PROVIDED RECORDS ▸
········

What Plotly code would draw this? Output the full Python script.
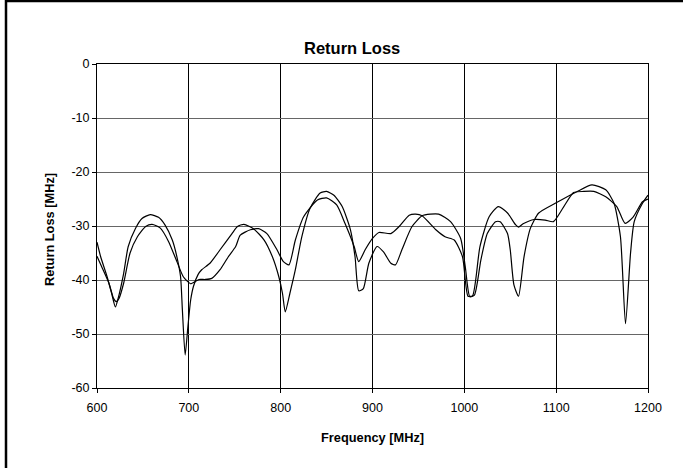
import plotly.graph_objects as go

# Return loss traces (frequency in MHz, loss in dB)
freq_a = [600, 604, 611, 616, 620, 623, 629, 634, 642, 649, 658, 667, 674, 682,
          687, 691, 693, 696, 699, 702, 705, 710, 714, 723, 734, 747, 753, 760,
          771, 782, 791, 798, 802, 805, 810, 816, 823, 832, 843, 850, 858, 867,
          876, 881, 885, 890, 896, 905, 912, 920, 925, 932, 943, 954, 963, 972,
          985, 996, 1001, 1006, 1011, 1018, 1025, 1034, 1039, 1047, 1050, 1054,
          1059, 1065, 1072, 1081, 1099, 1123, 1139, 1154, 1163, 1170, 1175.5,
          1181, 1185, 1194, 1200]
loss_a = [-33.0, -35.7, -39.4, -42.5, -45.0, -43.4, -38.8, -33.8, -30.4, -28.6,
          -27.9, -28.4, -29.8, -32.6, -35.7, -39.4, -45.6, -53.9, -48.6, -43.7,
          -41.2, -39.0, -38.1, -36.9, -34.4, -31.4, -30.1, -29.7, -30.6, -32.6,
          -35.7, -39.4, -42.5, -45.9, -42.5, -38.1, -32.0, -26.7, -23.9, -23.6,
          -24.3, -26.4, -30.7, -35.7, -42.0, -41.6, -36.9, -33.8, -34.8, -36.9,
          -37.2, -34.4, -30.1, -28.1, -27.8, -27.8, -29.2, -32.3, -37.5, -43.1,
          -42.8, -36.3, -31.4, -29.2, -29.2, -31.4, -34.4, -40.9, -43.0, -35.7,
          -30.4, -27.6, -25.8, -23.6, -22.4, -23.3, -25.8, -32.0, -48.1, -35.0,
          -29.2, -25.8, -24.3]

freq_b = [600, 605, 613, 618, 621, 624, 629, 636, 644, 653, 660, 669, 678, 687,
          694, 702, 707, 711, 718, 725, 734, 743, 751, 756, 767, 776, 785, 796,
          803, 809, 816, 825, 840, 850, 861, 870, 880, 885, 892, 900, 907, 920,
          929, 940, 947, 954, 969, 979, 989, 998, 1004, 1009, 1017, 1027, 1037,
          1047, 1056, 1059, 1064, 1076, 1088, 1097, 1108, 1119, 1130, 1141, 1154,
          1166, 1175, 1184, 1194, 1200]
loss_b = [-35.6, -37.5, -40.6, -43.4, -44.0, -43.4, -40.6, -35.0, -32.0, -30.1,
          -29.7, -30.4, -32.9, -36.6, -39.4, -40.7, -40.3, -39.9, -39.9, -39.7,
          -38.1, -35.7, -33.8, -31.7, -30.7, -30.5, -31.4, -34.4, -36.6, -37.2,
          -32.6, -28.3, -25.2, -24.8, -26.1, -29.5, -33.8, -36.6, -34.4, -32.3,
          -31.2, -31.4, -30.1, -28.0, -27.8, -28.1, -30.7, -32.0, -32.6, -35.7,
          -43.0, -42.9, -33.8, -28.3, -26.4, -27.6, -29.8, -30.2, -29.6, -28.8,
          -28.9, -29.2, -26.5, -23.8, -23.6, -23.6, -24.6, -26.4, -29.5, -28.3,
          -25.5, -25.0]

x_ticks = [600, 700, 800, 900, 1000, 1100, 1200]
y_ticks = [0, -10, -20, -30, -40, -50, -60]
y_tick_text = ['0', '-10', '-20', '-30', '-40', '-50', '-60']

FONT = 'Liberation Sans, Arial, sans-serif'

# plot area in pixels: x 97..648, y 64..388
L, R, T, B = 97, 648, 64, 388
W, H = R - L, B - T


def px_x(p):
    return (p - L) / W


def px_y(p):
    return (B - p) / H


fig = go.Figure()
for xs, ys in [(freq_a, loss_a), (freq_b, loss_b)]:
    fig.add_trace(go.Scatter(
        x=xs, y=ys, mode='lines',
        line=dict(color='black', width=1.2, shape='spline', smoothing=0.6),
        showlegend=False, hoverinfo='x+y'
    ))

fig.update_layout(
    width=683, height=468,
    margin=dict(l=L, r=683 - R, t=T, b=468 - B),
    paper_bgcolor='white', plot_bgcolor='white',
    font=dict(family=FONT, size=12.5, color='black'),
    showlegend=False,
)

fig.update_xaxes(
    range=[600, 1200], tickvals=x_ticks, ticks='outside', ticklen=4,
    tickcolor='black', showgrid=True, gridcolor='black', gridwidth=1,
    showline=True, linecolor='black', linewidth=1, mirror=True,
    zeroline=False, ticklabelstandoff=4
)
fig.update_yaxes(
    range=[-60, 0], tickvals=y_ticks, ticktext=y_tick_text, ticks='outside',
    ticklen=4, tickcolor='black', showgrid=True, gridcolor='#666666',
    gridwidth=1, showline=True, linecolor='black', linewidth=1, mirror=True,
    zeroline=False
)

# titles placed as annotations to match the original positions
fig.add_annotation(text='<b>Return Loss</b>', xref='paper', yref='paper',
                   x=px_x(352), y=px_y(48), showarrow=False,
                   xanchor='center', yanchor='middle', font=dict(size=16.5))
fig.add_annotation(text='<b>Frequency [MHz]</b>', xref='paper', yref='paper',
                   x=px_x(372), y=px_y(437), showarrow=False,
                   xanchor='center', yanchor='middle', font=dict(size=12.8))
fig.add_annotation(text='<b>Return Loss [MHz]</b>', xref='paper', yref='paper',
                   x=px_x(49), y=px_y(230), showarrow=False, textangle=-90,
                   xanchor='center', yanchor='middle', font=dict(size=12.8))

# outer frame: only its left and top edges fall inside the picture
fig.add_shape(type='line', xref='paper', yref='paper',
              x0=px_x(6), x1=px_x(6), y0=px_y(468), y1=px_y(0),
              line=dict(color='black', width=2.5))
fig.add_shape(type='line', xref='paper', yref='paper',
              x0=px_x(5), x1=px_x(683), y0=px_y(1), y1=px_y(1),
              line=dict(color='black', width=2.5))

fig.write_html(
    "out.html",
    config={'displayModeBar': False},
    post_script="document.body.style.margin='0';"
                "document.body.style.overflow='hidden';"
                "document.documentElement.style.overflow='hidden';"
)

········

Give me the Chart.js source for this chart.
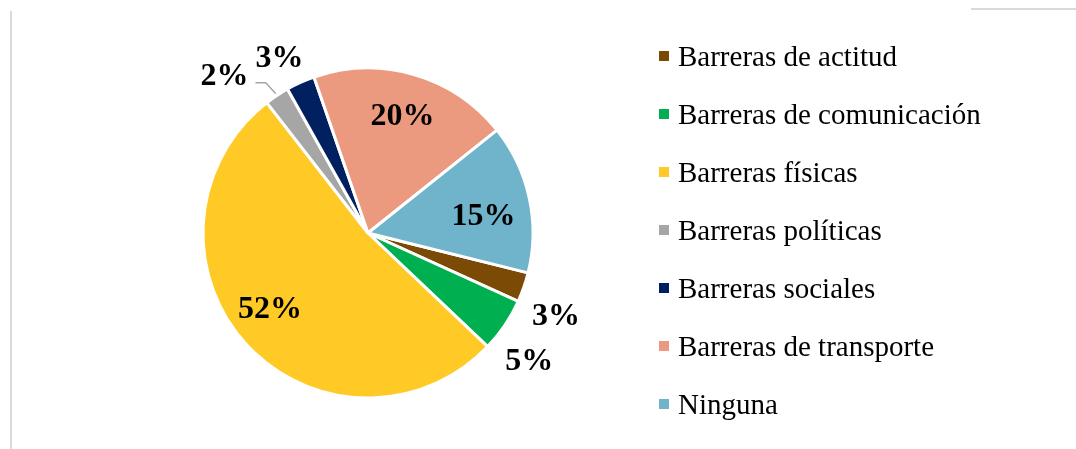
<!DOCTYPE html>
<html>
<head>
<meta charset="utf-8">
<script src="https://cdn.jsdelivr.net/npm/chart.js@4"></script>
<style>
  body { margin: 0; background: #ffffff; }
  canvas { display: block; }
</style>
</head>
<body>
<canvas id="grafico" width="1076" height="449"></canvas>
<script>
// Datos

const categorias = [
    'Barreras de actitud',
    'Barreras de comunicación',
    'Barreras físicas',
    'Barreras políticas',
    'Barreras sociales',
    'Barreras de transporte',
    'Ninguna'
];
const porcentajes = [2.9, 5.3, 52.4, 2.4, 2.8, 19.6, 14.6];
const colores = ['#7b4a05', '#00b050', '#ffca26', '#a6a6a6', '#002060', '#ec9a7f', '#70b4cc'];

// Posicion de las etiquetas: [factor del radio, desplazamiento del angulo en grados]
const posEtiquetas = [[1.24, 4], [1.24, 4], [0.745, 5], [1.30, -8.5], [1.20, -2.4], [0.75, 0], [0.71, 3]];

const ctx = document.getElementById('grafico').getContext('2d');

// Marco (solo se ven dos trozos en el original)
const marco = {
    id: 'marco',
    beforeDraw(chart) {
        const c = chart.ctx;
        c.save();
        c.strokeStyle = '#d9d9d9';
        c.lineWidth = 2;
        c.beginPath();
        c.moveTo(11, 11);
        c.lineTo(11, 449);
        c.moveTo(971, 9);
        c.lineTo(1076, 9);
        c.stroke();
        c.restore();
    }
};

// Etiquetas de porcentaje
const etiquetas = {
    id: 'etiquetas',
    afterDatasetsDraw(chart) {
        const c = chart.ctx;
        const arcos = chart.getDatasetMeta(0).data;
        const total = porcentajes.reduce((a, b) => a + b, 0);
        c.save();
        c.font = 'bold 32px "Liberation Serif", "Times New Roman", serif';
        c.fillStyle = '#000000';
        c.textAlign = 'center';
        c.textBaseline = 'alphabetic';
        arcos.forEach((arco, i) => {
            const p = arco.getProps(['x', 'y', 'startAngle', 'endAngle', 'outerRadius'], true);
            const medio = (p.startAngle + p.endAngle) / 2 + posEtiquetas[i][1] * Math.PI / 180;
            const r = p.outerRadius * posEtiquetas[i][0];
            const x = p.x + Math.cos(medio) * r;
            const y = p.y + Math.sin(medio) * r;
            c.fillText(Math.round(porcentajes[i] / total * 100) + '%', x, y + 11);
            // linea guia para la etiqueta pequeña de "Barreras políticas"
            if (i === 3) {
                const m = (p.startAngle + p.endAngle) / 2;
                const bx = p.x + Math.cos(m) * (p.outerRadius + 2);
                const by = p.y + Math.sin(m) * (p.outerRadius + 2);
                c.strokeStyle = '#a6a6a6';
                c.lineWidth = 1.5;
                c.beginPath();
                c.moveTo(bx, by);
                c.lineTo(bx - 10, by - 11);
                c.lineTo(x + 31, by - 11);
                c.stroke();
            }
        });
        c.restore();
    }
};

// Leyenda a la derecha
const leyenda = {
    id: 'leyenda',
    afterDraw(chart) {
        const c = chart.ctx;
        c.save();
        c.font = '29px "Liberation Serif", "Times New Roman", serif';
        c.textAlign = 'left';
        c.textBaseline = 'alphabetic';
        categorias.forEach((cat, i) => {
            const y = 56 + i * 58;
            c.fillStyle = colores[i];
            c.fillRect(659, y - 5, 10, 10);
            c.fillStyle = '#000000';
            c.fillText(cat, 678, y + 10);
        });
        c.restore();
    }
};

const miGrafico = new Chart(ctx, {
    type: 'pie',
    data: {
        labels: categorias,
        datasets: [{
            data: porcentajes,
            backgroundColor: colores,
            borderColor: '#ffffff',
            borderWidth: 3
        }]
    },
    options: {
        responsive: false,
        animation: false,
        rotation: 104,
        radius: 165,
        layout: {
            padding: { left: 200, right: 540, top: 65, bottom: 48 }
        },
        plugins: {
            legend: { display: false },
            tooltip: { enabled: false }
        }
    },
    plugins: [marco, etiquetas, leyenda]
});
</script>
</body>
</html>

········

TASK TO COMPLETE ▸
Only the lines between the one with "What Plotly code" and the one with "-29.2, -25.8, -24.3]", those two included, get copied from the material above. Keep it exact and free of pictures.

EXPECTED OUTPUT ▸
What Plotly code would draw this? Output the full Python script.
import plotly.graph_objects as go

# Return loss traces (frequency in MHz, loss in dB)
freq_a = [600, 604, 611, 616, 620, 623, 629, 634, 642, 649, 658, 667, 674, 682,
          687, 691, 693, 696, 699, 702, 705, 710, 714, 723, 734, 747, 753, 760,
          771, 782, 791, 798, 802, 805, 810, 816, 823, 832, 843, 850, 858, 867,
          876, 881, 885, 890, 896, 905, 912, 920, 925, 932, 943, 954, 963, 972,
          985, 996, 1001, 1006, 1011, 1018, 1025, 1034, 1039, 1047, 1050, 1054,
          1059, 1065, 1072, 1081, 1099, 1123, 1139, 1154, 1163, 1170, 1175.5,
          1181, 1185, 1194, 1200]
loss_a = [-33.0, -35.7, -39.4, -42.5, -45.0, -43.4, -38.8, -33.8, -30.4, -28.6,
          -27.9, -28.4, -29.8, -32.6, -35.7, -39.4, -45.6, -53.9, -48.6, -43.7,
          -41.2, -39.0, -38.1, -36.9, -34.4, -31.4, -30.1, -29.7, -30.6, -32.6,
          -35.7, -39.4, -42.5, -45.9, -42.5, -38.1, -32.0, -26.7, -23.9, -23.6,
          -24.3, -26.4, -30.7, -35.7, -42.0, -41.6, -36.9, -33.8, -34.8, -36.9,
          -37.2, -34.4, -30.1, -28.1, -27.8, -27.8, -29.2, -32.3, -37.5, -43.1,
          -42.8, -36.3, -31.4, -29.2, -29.2, -31.4, -34.4, -40.9, -43.0, -35.7,
          -30.4, -27.6, -25.8, -23.6, -22.4, -23.3, -25.8, -32.0, -48.1, -35.0,
          -29.2, -25.8, -24.3]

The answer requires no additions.